A recent report by DBS Group Research stated that external commercial borrowings (ECBs) have risen to a decade high. Money that is borrowed from foreign sources for financing the commercial activities in India is called ECB. As stated in the report, ECBs as a percentage of Nominal Gross Domestic Product (GDP) has risen to 9% at the end of the June 2015, compared to 3.6% in March 2005. ECBs come with a risk of foreign currency fluctuations. More the rupee depreciates; higher will be the cash outflow to repay the interest as well as the principal.

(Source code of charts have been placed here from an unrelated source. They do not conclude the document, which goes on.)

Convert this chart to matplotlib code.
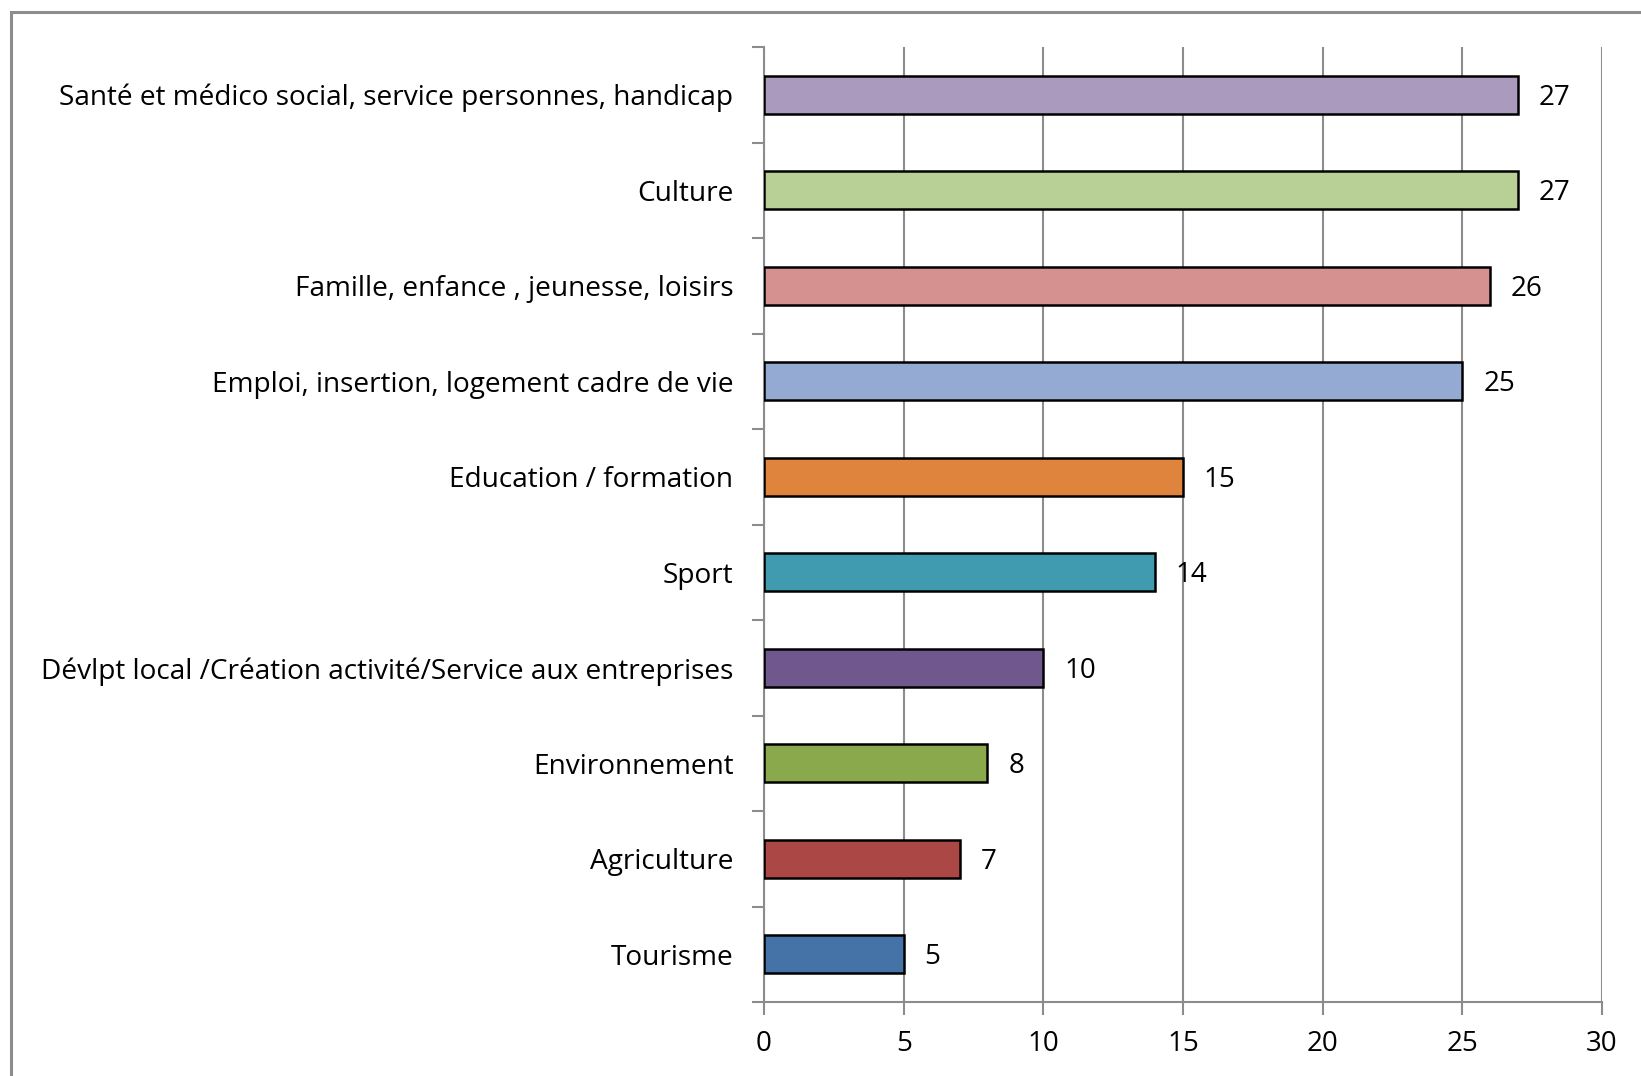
import matplotlib
matplotlib.use("Agg")
import matplotlib.pyplot as plt
from matplotlib.patches import Rectangle

categories = [
    "Santé et médico social, service personnes, handicap",
    "Culture",
    "Famille, enfance , jeunesse, loisirs",
    "Emploi, insertion, logement cadre de vie",
    "Education / formation",
    "Sport",
    "Dévlpt local /Création activité/Service aux entreprises",
    "Environnement",
    "Agriculture",
    "Tourisme",
]
values = [27, 27, 26, 25, 15, 14, 10, 8, 7, 5]
colors = ["#AA9BBE", "#B8CF95", "#D59190", "#95AAD3", "#DF843D",
          "#409BB0", "#70588F", "#8AA84C", "#AB4745", "#4572A7"]
xticks = [0, 5, 10, 15, 20, 25, 30]

plt.rcParams['font.family'] = ['Open Sans', 'DejaVu Sans']

fig = plt.figure(figsize=(16.41, 10.76), dpi=100)
# outer chart frame
fig.patches.append(Rectangle((10.5/1641, -0.1), 1.2, 1 - 11.5/1076 + 0.1,
                             transform=fig.transFigure, fill=False,
                             edgecolor="#8C8C8C", linewidth=2.2))

ax = fig.add_axes([764/1641, 1 - 1002/1076, (1602-764)/1641, (1002-47)/1076])
n = len(categories)
ypos = list(range(n))[::-1]
ax.barh(ypos, values, height=0.4, color=colors, edgecolor="black", linewidth=1.8, zorder=3)
for y, v in zip(ypos, values):
    ax.annotate(str(v), (v, y), xytext=(15, -2), textcoords="offset points",
                va="center", ha="left", fontsize=20, color="black")

ax.set_xlim(0, 30)
ax.set_ylim(-0.5, n - 0.5)
ax.set_xticks(xticks)
ax.set_xticklabels([str(t) for t in xticks], fontsize=20)
ax.set_yticks(ypos)
ax.set_yticklabels(categories, fontsize=20.2)
ax.tick_params(axis="y", length=0, pad=22)
ax.tick_params(axis="x", length=9, width=1.5, color="#8C8C8C", pad=11)
# category boundary ticks
ax.set_yticks([i - 0.5 for i in range(n + 1)], minor=True)
ax.tick_params(axis="y", which="minor", length=9, width=1.5, color="#8C8C8C")
ax.grid(axis="x", color="#8C8C8C", linewidth=1.5, zorder=0)
for s in ["top", "right"]:
    ax.spines[s].set_visible(False)
for s in ["left", "bottom"]:
    ax.spines[s].set_color("#8C8C8C")
    ax.spines[s].set_linewidth(1.5)

fig.savefig("out.png", dpi=100)
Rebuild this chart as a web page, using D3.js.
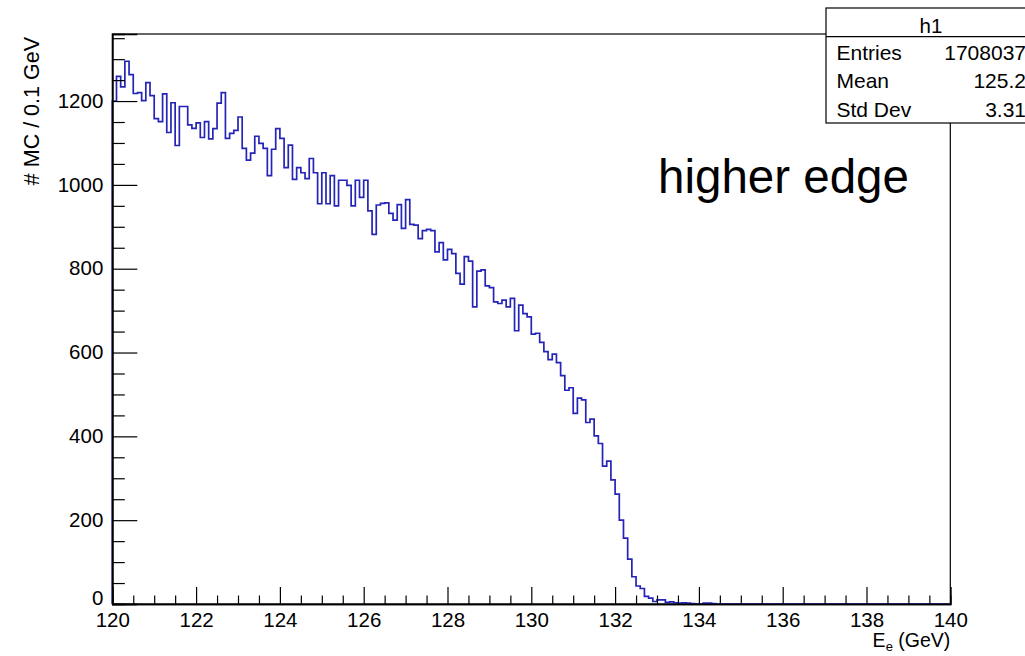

Recently, RBI Governor, Mr. Raghuram Rajan, warned corporates against the ill-effects of over borrowing. Further, RBI has also prepared a database which is being shared among the banks to avoid over-borrowing by the large corporate houses.

Earnings of corporates India have not improved for quite a while. This has impacted their interest coverage ratio (ICR). ICR is a measure of a company's ability to honor its interest-payment obligations. Reportedly, ICR of the BSE Sensex companies has fallen from 10.56 times in FY11 to 5.63 times in FY15. Even worse, the ICR of the BSE Small Cap companies has fallen from 3.03 times in FY11 to 1.33 times in FY15.

To add to this, US Federal Reserve has increased interest rates by 0.25% in its recent meeting on 15 December. This essentially means the hot money flow from the foreign institutional investors (FIIs) into emerging markets could reverse though at a gradual pace. India's case this would lead to the depreciation of the rupee. This would add to the woes of corporates which have borrowed foreign debt. However, we believe RBI has adequate foreign exchange reserves in order to curtail the rupee depreciation.

But the worst part of this situation is that most of the foreign debt was unhedged till a year back. Indian companies have now increased their hedging ratio to 39% of their total foreign currency exposure as compared with 15% a year ago. Still this ratio needs to improve further we believe to protect corporates from the downside risk. Recently, Amtek Auto had defaulted in the repayment of its bonds leading to a sharp correction in the share price.

We suggest investors should be very careful while investing in companies where the ECBs are high. Due consideration to interest coverage ratio, debt service coverage ratio, cash flow from operations should be given before investing in such companies.